Clyde Bartels, a staff engineer from the IDOT District 3 office in Sioux City, said the public session was a way to plan ahead. He was in attendance along with Roy Gelhaus from Britt, who will oversee the project administration in 2009. They were able to answer questions as completely as possible at this point in time and were able to allay some anxiety.
Bartels said the total cost of the project extending about a half a mile will be approximately $1,440,000, with the city’s estimated share set at $130,000. He noted the city’s portion includes the cost for curb/gutter removal which the city would have assumed in the original rehabilitation plan, 50 percent of the cost for pedestrian ramp installation and the expense for storm sewers which is based on contributing drainage areas. The city is also responsible for paying Jacobson-Westergard for design engineering costs associated with the project. Bartels said this amount is not included in the $130,000 figure.
Both men believe work on the project will take up the entire construction period, from some time in April to October. The entire section of roadway will be closed during this six-month period.
The detour route was highly detailed on maps distributed to those in attendance.

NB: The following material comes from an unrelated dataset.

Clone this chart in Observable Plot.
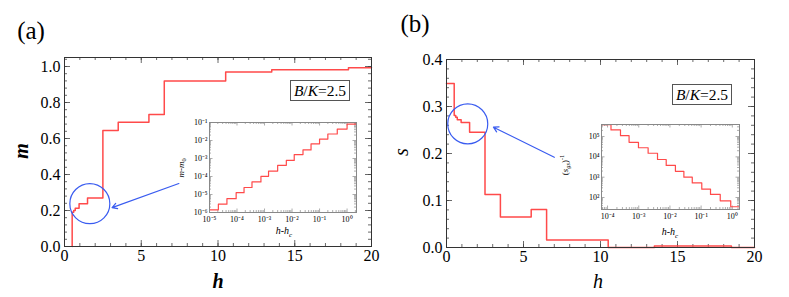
<!DOCTYPE html>
<html><head><meta charset="utf-8">
<script src="https://cdn.jsdelivr.net/npm/d3@7"></script>
<script src="https://cdn.jsdelivr.net/npm/@observablehq/plot@0.6"></script>
<style>
body{margin:0;background:#fff;}
#fig{position:relative;width:789px;height:297px;overflow:hidden;font-family:"Liberation Serif","Times New Roman",serif;background:#fff;color:#000;}
#fig svg, #fig svg text{font-family:"Liberation Serif","Times New Roman",serif !important;}
.lbl{position:absolute;white-space:nowrap;line-height:1;font-family:"Liberation Serif",serif;}
.rot{transform:translate(-50%,-50%) rotate(-90deg);}
.ctr{transform:translate(-50%,-50%);}
.box{position:absolute;border:1px solid #555;background:#fff;font-size:15.5px;text-align:center;box-sizing:border-box;}
sub,sup{font-size:70%;line-height:0;}
</style></head><body><div id="fig"></div>
<script>
// ---------- data ----------
// panel (a): magnetisation m vs field h (step function, value holds from h until next h)
const hA = [0.5, 0.5, 0.6, 0.7, 0.95, 1.5, 2.5, 3.5, 5.5, 6.5, 10.5, 13.5, 18.5, 20];
const mA = [0, 0.19, 0.2, 0.212, 0.238, 0.27, 0.645, 0.69, 0.733, 0.92, 0.97, 0.982, 0.993, 0.993];
// panel (b): s vs h
const hB = [0, 0.5, 0.6, 0.7, 0.95, 1.5, 2.5, 3.5, 5.5, 6.5, 10.5, 13.5, 18.5, 20];
const sB = [0.349, 0.281, 0.277, 0.272, 0.266, 0.245, 0.113, 0.065, 0.081, 0.016, 0, 0.003, 0, 0];
// inset (a): m - m0 vs h - hc (log-log staircase): step edges and levels
const insetAx = [1e-5, 2.1e-5, 4.3e-5, 9.3e-5, 1.8e-4, 3.5e-4, 7.4e-4, 1.4e-3, 3.0e-3, 6.2e-3, 1.2e-2, 2.5e-2, 4.9e-2, 0.10, 0.20, 0.44, 1.0, 2.1];
const insetAy = [1.4e-6, 2.9e-6, 5.9e-6, 1.26e-5, 2.45e-5, 5.0e-5, 1.02e-4, 2.0e-4, 4.2e-4, 7.8e-4, 1.66e-3, 3.0e-3, 6.5e-3, 1.2e-2, 2.3e-2, 4.3e-2, 8.1e-2];
// inset (b): (s_gs)^-1 vs h - hc
const insetBx = [6.6e-5, 1.29e-4, 2.6e-4, 4.9e-4, 9.8e-4, 2.0e-3, 4.0e-3, 7.6e-3, 1.5e-2, 2.8e-2, 5.2e-2, 0.105, 0.20, 0.41, 0.89, 1.7];
const insetBy = [3.85e5, 2.1e5, 1.1e5, 5.2e4, 2.8e4, 1.5e4, 7.4e3, 3.8e3, 1.95e3, 1.0e3, 520, 257, 141, 69, 35];
// tick labels
const xTicksMain = [0, 5, 10, 15, 20];
const yTicksA = [0, 0.2, 0.4, 0.6, 0.8, 1.0];
const yTicksB = [0, 0.1, 0.2, 0.3, 0.4];
const xTicksInsetA = [1e-5, 1e-4, 1e-3, 1e-2, 1e-1, 1];
const yTicksInsetA = [1e-6, 1e-5, 1e-4, 1e-3, 1e-2, 1e-1];
const xTicksInsetB = [1e-4, 1e-3, 1e-2, 1e-1, 1];
const yTicksInsetB = [1e2, 1e3, 1e4, 1e5];
// annotations (circle centre and arrow ends, in data units)
const circleA = [{h: 1.65, m: 0.238}];
const arrowA = [{h1: 7.45, m1: 0.35, h2: 3.1, m2: 0.216}];
const circleB = [{h: 1.38, s: 0.263}];
const arrowB = [{h1: 7.0, s1: 0.192, h2: 3.05, s2: 0.256}];

// ---------- helpers ----------
const RED = "#ff4a4a", BLUE = "#3a5cf0";
const SERIF = "'Liberation Serif', 'Times New Roman', serif";
const fig = document.getElementById("fig");
function place(el, left, top) { el.style.position = "absolute"; el.style.left = left + "px"; el.style.top = top + "px"; fig.append(el); }
function lerp(dom, type, t) { return type === "log" ? dom[0] * Math.pow(dom[1] / dom[0], t) : dom[0] + (dom[1] - dom[0]) * t; }
function range(a, b, step) { const out = []; for (let v = a; v <= b + 1e-9; v += step) out.push(+v.toFixed(6)); return out; }
function logMinor(dom) { const out = []; for (let e = -8; e <= 7; e++) for (let k = 2; k <= 9; k++) { const v = k * Math.pow(10, e); if (v > dom[0] && v < dom[1]) out.push(v); } return out; }
function inward({xDom, yDom, xType = "linear", yType = "linear", W, H, xMaj, xMin, yMaj, yMin, maj, min, stroke, sw}) {
  const marks = [];
  const xs = (vals, len) => {
    const t = len / H;
    marks.push(Plot.ruleX(vals, {x: d => d, y1: yDom[0], y2: lerp(yDom, yType, t), stroke, strokeWidth: sw}));
    marks.push(Plot.ruleX(vals, {x: d => d, y1: yDom[1], y2: lerp(yDom, yType, 1 - t), stroke, strokeWidth: sw}));
  };
  const ys = (vals, len) => {
    const t = len / W;
    marks.push(Plot.ruleY(vals, {y: d => d, x1: xDom[0], x2: lerp(xDom, xType, t), stroke, strokeWidth: sw}));
    marks.push(Plot.ruleY(vals, {y: d => d, x1: xDom[1], x2: lerp(xDom, xType, 1 - t), stroke, strokeWidth: sw}));
  };
  xs(xMin, min); xs(xMaj, maj); ys(yMin, min); ys(yMaj, maj);
  return marks;
}
const supMap = {"-": "\u207B", "0": "\u2070", "1": "\u00B9", "2": "\u00B2", "3": "\u00B3", "4": "\u2074", "5": "\u2075", "6": "\u2076", "7": "\u2077", "8": "\u2078", "9": "\u2079"};
const pow10 = d => "10" + String(Math.round(Math.log10(d))).split("").map(c => supMap[c]).join("");
function stepData(xs, ys) { const pts = ys.map((y, i) => ({x: xs[i], y})); pts.push({x: xs[xs.length - 1], y: ys[ys.length - 1]}); return pts; }

// ---------- panel (a) ----------
{
  const W = 307, H = 189, xDom = [0, 20], yDom = [0, 1.05];
  const svg = Plot.plot({
    width: 395, height: 297, marginLeft: 64, marginRight: 24, marginTop: 57, marginBottom: 51,
    style: {fontFamily: SERIF, fontSize: "16px", background: "transparent", color: "#000"},
    x: {domain: xDom}, y: {domain: yDom},
    marks: [
      ...inward({xDom, yDom, W, H, xMaj: xTicksMain, xMin: range(0, 20, 1), yMaj: yTicksA, yMin: range(0, 1.04, 0.04), maj: 6, min: 3, stroke: "#444", sw: 0.8}),
      Plot.line(hA.map((h, i) => ({h, m: mA[i]})), {x: "h", y: "m", curve: "step-after", stroke: RED, strokeWidth: 1.5}),
      Plot.frame({stroke: "#333", strokeWidth: 1}),
      Plot.axisX({ticks: xTicksMain, tickSize: 0, tickPadding: 3, label: null, tickFormat: d3.format("d"), fontFamily: SERIF}),
      Plot.axisY({ticks: yTicksA, tickSize: 0, tickPadding: 4, label: null, tickFormat: d3.format(".1f"), fontFamily: SERIF}),
      Plot.dot(circleA, {x: "h", y: "m", r: 20, stroke: BLUE, fill: "none", strokeWidth: 1.2}),
      Plot.arrow(arrowA, {x1: "h1", y1: "m1", x2: "h2", y2: "m2", stroke: BLUE, strokeWidth: 1.2, headLength: 7})
    ]
  });
  place(svg, 0, 0);
}
// ---------- panel (b) ----------
{
  const W = 308, H = 188, xDom = [0, 20], yDom = [0, 0.4];
  const svg = Plot.plot({
    width: 395, height: 297, marginLeft: 52, marginRight: 35, marginTop: 59, marginBottom: 50,
    style: {fontFamily: SERIF, fontSize: "16px", background: "transparent", color: "#000"},
    x: {domain: xDom}, y: {domain: yDom},
    marks: [
      ...inward({xDom, yDom, W, H, xMaj: xTicksMain, xMin: range(0, 20, 1), yMaj: yTicksB, yMin: range(0, 0.4, 0.02), maj: 6, min: 3, stroke: "#444", sw: 0.8}),
      Plot.line(hB.map((h, i) => ({h, s: sB[i]})), {x: "h", y: "s", curve: "step-after", stroke: RED, strokeWidth: 1.5}),
      Plot.frame({stroke: "#333", strokeWidth: 1}),
      Plot.axisX({ticks: xTicksMain, tickSize: 0, tickPadding: 3, label: null, tickFormat: d3.format("d"), fontFamily: SERIF}),
      Plot.axisY({ticks: yTicksB, tickSize: 0, tickPadding: 4, label: null, tickFormat: d3.format(".1f"), fontFamily: SERIF}),
      Plot.dot(circleB, {x: "h", y: "s", r: 20, stroke: BLUE, fill: "none", strokeWidth: 1.2}),
      Plot.arrow(arrowB, {x1: "h1", y1: "s1", x2: "h2", y2: "s2", stroke: BLUE, strokeWidth: 1.2, headLength: 7})
    ]
  });
  place(svg, 394, 0);
}
// ---------- inset (a) ----------
{
  const W = 147, H = 90, xDom = [1e-5, 2.2], yDom = [1e-6, 1e-1];
  const svg = Plot.plot({
    width: 200, height: 132, marginLeft: 41, marginRight: 12, marginTop: 10, marginBottom: 32,
    style: {fontFamily: SERIF, fontSize: "8px", background: "transparent", color: "#000"},
    x: {type: "log", domain: xDom}, y: {type: "log", domain: yDom},
    marks: [
      Plot.frame({fill: "white", stroke: "none"}),
      ...inward({xDom, yDom, xType: "log", yType: "log", W, H, xMaj: xTicksInsetA, xMin: logMinor(xDom), yMaj: yTicksInsetA, yMin: logMinor(yDom), maj: 3.5, min: 2, stroke: "#777", sw: 0.6}),
      Plot.line(stepData(insetAx, insetAy), {x: "x", y: "y", curve: "step-after", stroke: RED, strokeWidth: 1.2}),
      Plot.frame({stroke: "#888", strokeWidth: 1}),
      Plot.axisX({ticks: xTicksInsetA, tickSize: 0, tickPadding: 4, label: null, tickFormat: pow10, fontFamily: SERIF}),
      Plot.axisY({ticks: yTicksInsetA, tickSize: 0, tickPadding: 2, label: null, tickFormat: pow10, fontFamily: SERIF})
    ]
  });
  place(svg, 168, 112);
}
// ---------- inset (b) ----------
{
  const W = 138, H = 85, xDom = [6.4e-5, 1.7], yDom = [25.7, 3.9e5];
  const svg = Plot.plot({
    width: 175, height: 130, marginLeft: 26, marginRight: 11, marginTop: 10, marginBottom: 35,
    style: {fontFamily: SERIF, fontSize: "8px", background: "transparent", color: "#000"},
    x: {type: "log", domain: xDom}, y: {type: "log", domain: yDom},
    marks: [
      Plot.frame({fill: "white", stroke: "none"}),
      ...inward({xDom, yDom, xType: "log", yType: "log", W, H, xMaj: xTicksInsetB, xMin: logMinor(xDom), yMaj: yTicksInsetB, yMin: logMinor(yDom), maj: 3.5, min: 2, stroke: "#777", sw: 0.6}),
      Plot.line(stepData(insetBx, insetBy), {x: "x", y: "y", curve: "step-after", stroke: RED, strokeWidth: 1.2}),
      Plot.frame({stroke: "#888", strokeWidth: 1}),
      Plot.axisX({ticks: xTicksInsetB, tickSize: 0, tickPadding: 4, label: null, tickFormat: pow10, fontFamily: SERIF}),
      Plot.axisY({ticks: yTicksInsetB, tickSize: 0, tickPadding: 2, label: null, tickFormat: pow10, fontFamily: SERIF})
    ]
  });
  place(svg, 575, 114);
}
// ---------- text ----------
function label(html, x, y, css, cls) {
  const d = document.createElement("div");
  d.className = "lbl " + (cls || "");
  d.innerHTML = html;
  d.style.left = x + "px"; d.style.top = y + "px";
  Object.assign(d.style, css || {});
  fig.append(d);
}
label("(a)", 31, 30, {fontSize: "25px"}, "ctr");
label("(b)", 415, 23, {fontSize: "25px"}, "ctr");
label("m", 21, 151, {fontSize: "20px", fontStyle: "italic", fontWeight: "bold"}, "rot");
label("h", 218, 281, {fontSize: "20px", fontStyle: "italic", fontWeight: "bold"}, "ctr");
label("s", 401, 152, {fontSize: "20px", fontStyle: "italic"}, "rot");
label("h", 598, 281, {fontSize: "20px", fontStyle: "italic"}, "ctr");
label("<i>m</i>-<i>m</i><sub>0</sub>", 181, 168, {fontSize: "9px"}, "rot");
label("<i>h</i>-<i>h</i><sub><i>c</i></sub>", 284, 231, {fontSize: "10px"}, "ctr");
label("(<i>s</i><sub><i>gs</i></sub>)<sup>-1</sup>", 565, 165, {fontSize: "9px"}, "rot");
label("<i>h</i>-<i>h</i><sub><i>c</i></sub>", 670, 232, {fontSize: "10px"}, "ctr");
function box(x, y) {
  const d = document.createElement("div");
  d.className = "box";
  d.innerHTML = "<i>B</i>/<i>K</i>=2.5";
  Object.assign(d.style, {left: x + "px", top: y + "px", width: "60px", height: "21px", lineHeight: "19px"});
  fig.append(d);
}
box(290, 80);
box(672, 84);
</script></body></html>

Northbound traffic will be diverted onto South First Street and continue onto Highway Nine (Central Avenue). The detour will continue east to the intersection with Highway 4 (Ninth Street) and continue north.
Southbound Highway 4 traffic will follow the opposite pattern.
The detour, according to IDOT traffic statistics, shows it will affect 3,440 vehicles per day. Of this amount, trucks make up 8 percent.
IDOT will perform the basic driveway restoration work which includes at least 10 feet from the curb for all affected property owners. “The state will pay for this and the street profile will be greatly improved,” the engineer said.
With that, it was noted by Bartels and Woodley there would be no special assessments. “The city council determined there would be no special assessments during the highway project. There is no cost to property owners,” Woodley said.
IDOT officials are hoping residents will have use of side street parking during this time as driveway access will be prohibited. Woodley said there would be no problem.
His presentation included a history of roadwork on this section of Highway 4 south of Highway 9, noting:
n The original 18-foot wide concrete pavement was placed in 1932.
n The roadway was later widened with the addition of curb and gutter.
n The roadway was first resurfaced with a 3-inch layer of asphalt in 1965.
n The roadway was milled 1.5 inches and resurfaced with 3-inch layer of asphalt in 1983.
The engineer said patching was considered but determined not to be cost-effective.
“We found underlying pavement was in poor condition during pavement investigation. We changed the concept from rehabilitation to reconstruction.”
The reconstruction will include the following plans:
n Removal of existing pavement.
n Excavation and placement of 12-inch of modified subbase.
n Construction of 9-inch thick concrete pavement with 6-inch concrete curb.
n Construction of storm sewer lines and intakes.
n Side street connections.
n New driveway connections to Highway 4.
n Pedestrian curb ramps.
n Access for emergency services. (This is a required note.)